Bow thrusters and their use are a contentious subject.
The reason bow thrusters are rarely found in a hire boat is because it costs money, it’s not necessary and the types of manoeuvres they are helpful for, aren’t normally done by hire boats.
These types of things are, for example, long stretches in reverse, or mooring backwards onto a marina berth. An owned boat might have a linear on-canal mooring where the water point, or pump out, is the other end of a long line of moored boats. So an extended reverse, the forwards again into the mooring, might be not too uncommon for a liveaboard. A hire boat is much more likely to be on a progressive cruise, so can avoid going backwards (at all, if it’s a cruising ring).
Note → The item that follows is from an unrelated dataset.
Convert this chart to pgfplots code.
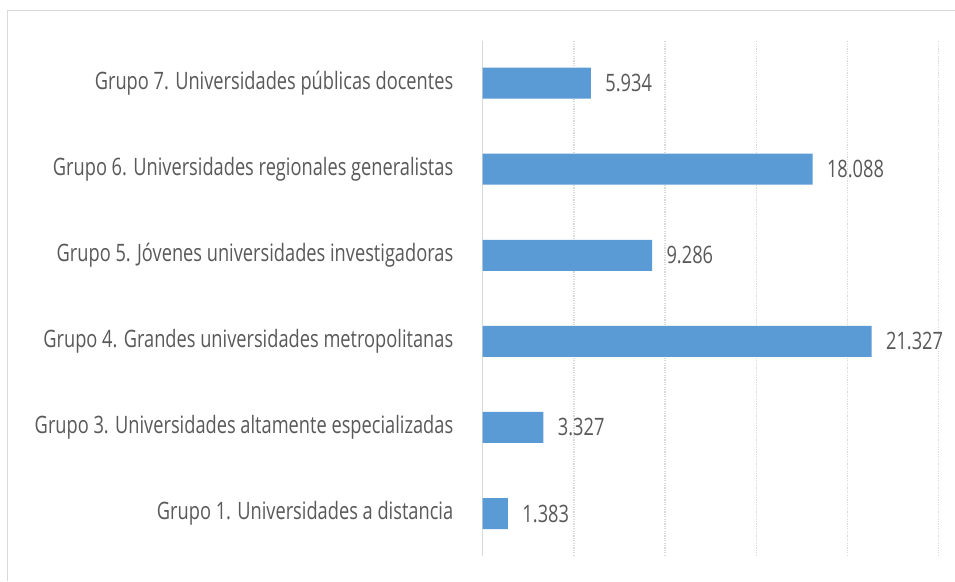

Similarly, hire boats tend not to visit marina berths. Even then, you can go in forwards and reverse out, to make it much easier. There are weak reasons for reversing in eg mains hookup or door access that a liveaboard or marina moored boat might favour. And if the hire base is within a marina, typically the boat is collected facing out from the berth, then you drive in return forward and during the turnover the staff would turn it. If you did reverse out it doesn’t need BT and the staff doing the handover would probably do it.
Dint get me wrong, there’s a few instances where a BT is handy to have, and it can make the boat do things one without can’t, but there’s always a way round the issue.